Stand in a line to take a plate. Politely ignore those who smile and join “friends” already standing ahead of me (had it been a line at the bank or the airport check-in counter, I wouldn’t smile back). Inch forward to the curries (the kabab s are over — they were starters), look at the salad display, move on, and start taking ladlefuls of gravies that slide into each other on my plate and — never having tasted very different from each other anyway — become one big creamy brown mélange. Then comes the rice, so I try to insert a spoonful to create a hedge between the brown and the creamy brown. And then various khaki vegetables, called Shahjahani this and Mumtaz that. Collect a bowl from a “station” tempering dal on the spot, and if I’m lucky there are two dal s: one yellow; one black, called, naturally, Bukhara. Last, a trough of roti s getting leathery in the winter cold. I went to two such last week; at two different establishments. The menu was the same, although the names were different. Maybe the dal was a hodgepodge of leftovers and called panchmel , and maybe the spinach had kernels of “American” sweet corn in it instead of mushrooms and baby corn-on-the-cob. The menu is this simple if the host hasn’t tried to create a United Nations General Assembly. Then there’s no getting away from indifferent Chinese and Thai food, and “live pasta stations” that fry up ready sauces with already boiled pasta of different shapes.

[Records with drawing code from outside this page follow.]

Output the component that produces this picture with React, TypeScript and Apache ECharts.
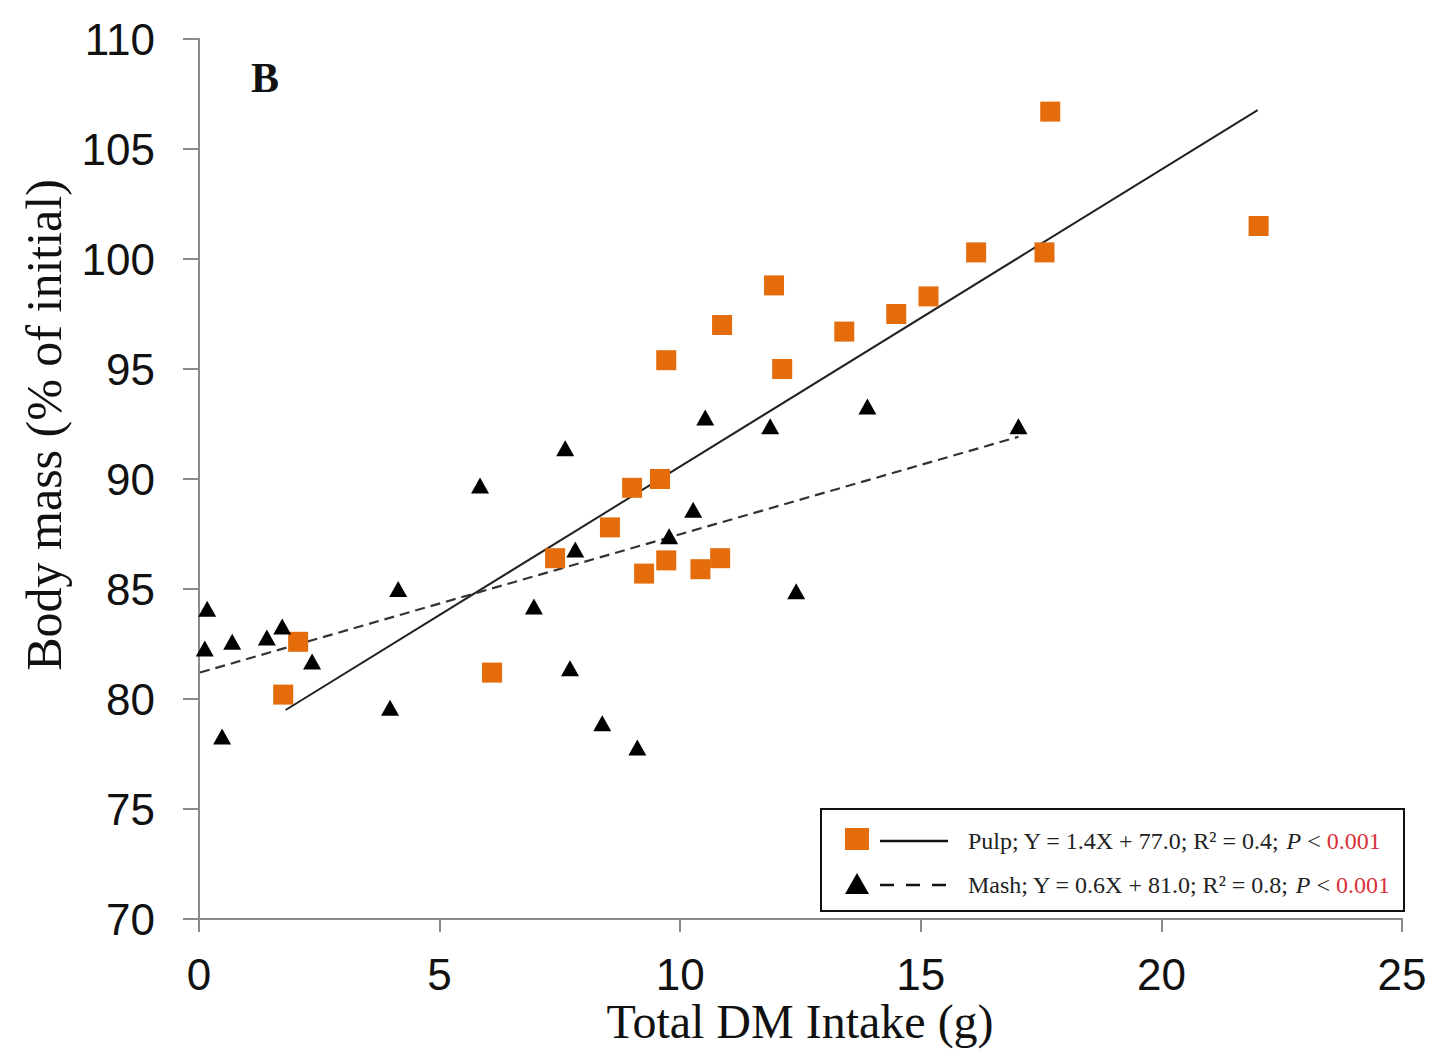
import React, { useEffect, useRef } from "react";
import * as echarts from "echarts";

const pulpX = [1.75, 2.06, 6.09, 7.4, 8.54, 9.0, 9.25, 9.58, 9.71, 9.71, 10.42, 10.83, 10.87, 11.95, 12.12, 13.41, 14.49, 15.16, 16.15, 17.57, 17.69, 22.02];
const pulpY = [80.2, 82.6, 81.2, 86.4, 87.8, 89.6, 85.7, 90.0, 86.3, 95.4, 85.9, 86.4, 97.0, 98.8, 95.0, 96.7, 97.5, 98.3, 100.3, 100.3, 106.7, 101.5];

const mashX = [0.17, 0.12, 0.69, 1.41, 1.73, 2.35, 0.48, 4.14, 3.97, 5.84, 6.96, 7.61, 7.82, 7.71, 8.38, 9.11, 9.77, 10.27, 10.52, 12.41, 11.87, 13.89, 17.03];
const mashY = [84.1, 82.3, 82.6, 82.8, 83.3, 81.7, 78.3, 85.0, 79.6, 89.7, 84.2, 91.4, 86.8, 81.4, 78.9, 77.8, 87.4, 88.6, 92.8, 84.9, 92.4, 93.3, 92.4];

// fitted lines as drawn: slope, intercept, x range
const pulpFit = { slope: 1.35, intercept: 77.07, xRange: [1.8, 22.0] };
const mashFit = { slope: 0.63, intercept: 81.19, xRange: [0.02, 17.03] };

const xTicks = { min: 0, max: 25, interval: 5 };
const yTicks = { min: 70, max: 110, interval: 5 };

const xTitle = "Total DM Intake (g)";
const yTitle = "Body mass (% of initial)";
const panelLabel = "B";
const pulpLegend = "Pulp; Y = 1.4X + 77.0; R² = 0.4; ";
const mashLegend = "Mash; Y = 0.6X + 81.0; R² = 0.8; ";
const pValue = "0.001";

const ORANGE = "#E46C0A";
const SERIF = "'Liberation Serif', 'Times New Roman', serif";
const SANS = "'Liberation Sans', Arial, sans-serif";

function fitPoints(f: { slope: number; intercept: number; xRange: number[] }) {
  return f.xRange.map((x) => [x, f.slope * x + f.intercept]);
}

export default function App() {
  const ref = useRef<HTMLDivElement>(null);
  useEffect(() => {
    if (!ref.current) return;
    const chart = echarts.init(ref.current, undefined, { renderer: "svg" });
    const legendRich = {
      a: { fontFamily: SERIF, fontSize: 24, fill: "#222", color: "#222" },
      i: { fontFamily: SERIF, fontSize: 24, fontStyle: "italic", fill: "#222", color: "#222" },
      r: { fontFamily: SERIF, fontSize: 24, fill: "#D9303A", color: "#D9303A" },
    };
    const option: any = {
      animation: false,
      backgroundColor: "#ffffff",
      grid: { left: 199, right: 33, top: 39, bottom: 130, containLabel: false },
      xAxis: {
        type: "value",
        min: xTicks.min,
        max: xTicks.max,
        interval: xTicks.interval,
        axisLine: { show: true, lineStyle: { color: "#8a8a8a", width: 2 } },
        axisTick: { show: true, inside: false, length: 13, lineStyle: { color: "#8a8a8a", width: 2 } },
        axisLabel: { color: "#111", fontFamily: SANS, fontSize: 44, margin: 33 },
        splitLine: { show: false },
      },
      yAxis: {
        type: "value",
        min: yTicks.min,
        max: yTicks.max,
        interval: yTicks.interval,
        axisLine: { show: true, lineStyle: { color: "#8a8a8a", width: 2 } },
        axisTick: { show: true, inside: false, length: 16, lineStyle: { color: "#8a8a8a", width: 2 } },
        axisLabel: { color: "#111", fontFamily: SANS, fontSize: 44, margin: 44 },
        splitLine: { show: false },
      },
      series: [
        {
          type: "line",
          data: fitPoints(pulpFit),
          symbol: "none",
          lineStyle: { color: "#222", width: 2 },
          z: 1,
        },
        {
          type: "line",
          data: fitPoints(mashFit),
          symbol: "none",
          lineStyle: { color: "#333", width: 2.2, type: [10, 6] },
          z: 1,
        },
        {
          type: "scatter",
          data: mashX.map((x, i) => [x, mashY[i]]),
          symbol: "triangle",
          symbolSize: [18, 16],
          itemStyle: { color: "#000", opacity: 1 },
          z: 3,
        },
        {
          type: "scatter",
          data: pulpX.map((x, i) => [x, pulpY[i]]),
          symbol: "rect",
          symbolSize: 20,
          itemStyle: { color: ORANGE, opacity: 1 },
          z: 2,
        },
      ],
      graphic: [
        {
          type: "text",
          x: 800,
          y: 1021,
          style: { text: xTitle, font: `48px ${SERIF}`, fill: "#111", textAlign: "center", textVerticalAlign: "middle" },
        },
        {
          type: "text",
          x: 44,
          y: 425,
          rotation: Math.PI / 2,
          style: { text: yTitle, font: `50px ${SERIF}`, fill: "#111", textAlign: "center", textVerticalAlign: "middle" },
        },
        {
          type: "text",
          x: 265,
          y: 78,
          style: { text: panelLabel, font: `bold 42px ${SERIF}`, fill: "#111", textAlign: "center", textVerticalAlign: "middle" },
        },
        {
          type: "rect",
          shape: { x: 821, y: 809, width: 583, height: 102 },
          style: { fill: "#fff", stroke: "#111", lineWidth: 2 },
          z: 10,
        },
        {
          type: "rect",
          shape: { x: 845, y: 828, width: 24, height: 22 },
          style: { fill: ORANGE },
          z: 11,
        },
        {
          type: "line",
          shape: { x1: 880, y1: 841, x2: 948, y2: 841 },
          style: { stroke: "#111", lineWidth: 2.5 },
          z: 11,
        },
        {
          type: "polygon",
          shape: { points: [[857, 873], [845, 894], [869, 894]] },
          style: { fill: "#000" },
          z: 11,
        },
        {
          type: "line",
          shape: { x1: 880, y1: 885, x2: 948, y2: 885 },
          style: { stroke: "#111", lineWidth: 2.5, lineDash: [14, 12] },
          z: 11,
        },
        {
          type: "text",
          x: 968,
          y: 841,
          z: 11,
          style: {
            text: `{a|${pulpLegend}}{i|P}{a| < }{r|${pValue}}`,
            rich: legendRich,
            textVerticalAlign: "middle",
            verticalAlign: "middle",
          },
        },
        {
          type: "text",
          x: 968,
          y: 885,
          z: 11,
          style: {
            text: `{a|${mashLegend}}{i|P}{a| < }{r|${pValue}}`,
            rich: legendRich,
            textVerticalAlign: "middle",
            verticalAlign: "middle",
          },
        },
      ],
    };
    chart.setOption(option);
    return () => chart.dispose();
  }, []);
  return (
    <div
      ref={ref}
      style={{ position: "absolute", left: 0, top: 0, width: 1435, height: 1049, background: "#fff" }}
    />
  );
}
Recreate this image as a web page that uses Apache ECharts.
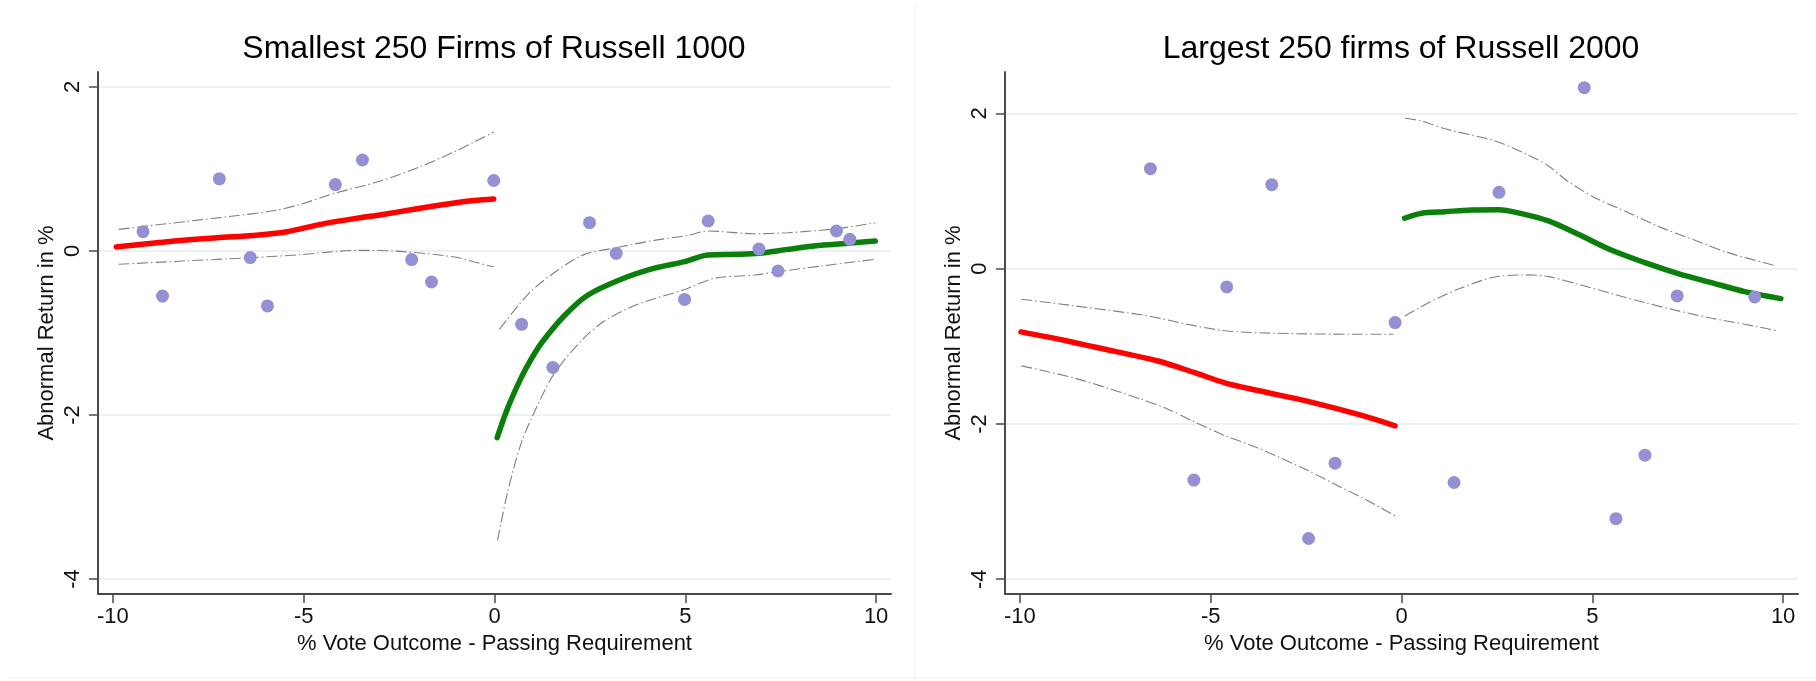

I’m told — and I know — that I’m a pernickety fussbudget, with views on everything. But I’m surprised that the views on buffet dinners aren’t universal. I know sit-down dinners are difficult for large gatherings, unless one’s home is Hyderabad House. One of last week’s was a sunny lunch in a club courtyard and trendily started with salad. There were huge steel oval platters with scalloped edges, tightly covered in cling-wrap and unveiled as we waited. Flies were effectively avoided, but the wrapping couldn’t refresh wilted iceberg lettuce and limp cucumber slices, nor prevent the browned congealing of an egg-based dressing. Did no one tell them what happens to mayonnaise exposed to the elements? Did anyone notice that people looked at the wrinkled mayonnaise skin and walked away? I wonder whether the same thing had happened at dinner the night before and the club had gone in for some recycling.

Over the years, I’ve noticed annoying details of buffet dinners that are universal, and if they were changed, would make a difference to the whole experience. Queuing up should be minimised. If there’s space, I wish they would have more than one table serving the same food — or give access from both sides of the table. Salads should be clean and tidy. Thick egg-based ones are going to lie there and get dry and discoloured. Some dinners have a choice of salad ingredients to be mixed on the spot and dressings drizzled then and there. Space doesn’t always allow for that and, for some reason, we Indians have forgotten the pleasure of a simple fresh green salad with unfussy batons of seasonal salad vegetables.

And if only the caterer would place the katori s next to the plates and cutlery and put the rice (or pasta and bread) first. Then one could help oneself to curries (and dishes with sauce and gravy), spooning them on to the rice — or into katori s — and preventing hot red rogan josh from mixing with the cold white dahi bhalla . If I had a katori in time I could eat a dry roti not rendered soggy on the matar-paneer , and a papad still crisp when I take my first bite. Oriental food suffers from buffet-ing, especially the dry stir-fried dishes. So we’re stuck with wet dishes: brown Mongolian (or Hong Kong) chicken, light brown fish something and pale grey Chinese greens, all running into each other until we reach the last chafing dishes of fried rice and hakka noodles. If only these had been served first.

There’s obviously embarrassment in small menus. Apparently caterers offer a larger variety at almost the same price as a smaller one, as long as the ingredients cost about the same and you’re not asking for pâté, morels or lobsters. So dinner parties rely on wowing guests with 20 paneer curries and 30 halwas to wow guests instead of focusing on details that make the experience more pleasurable.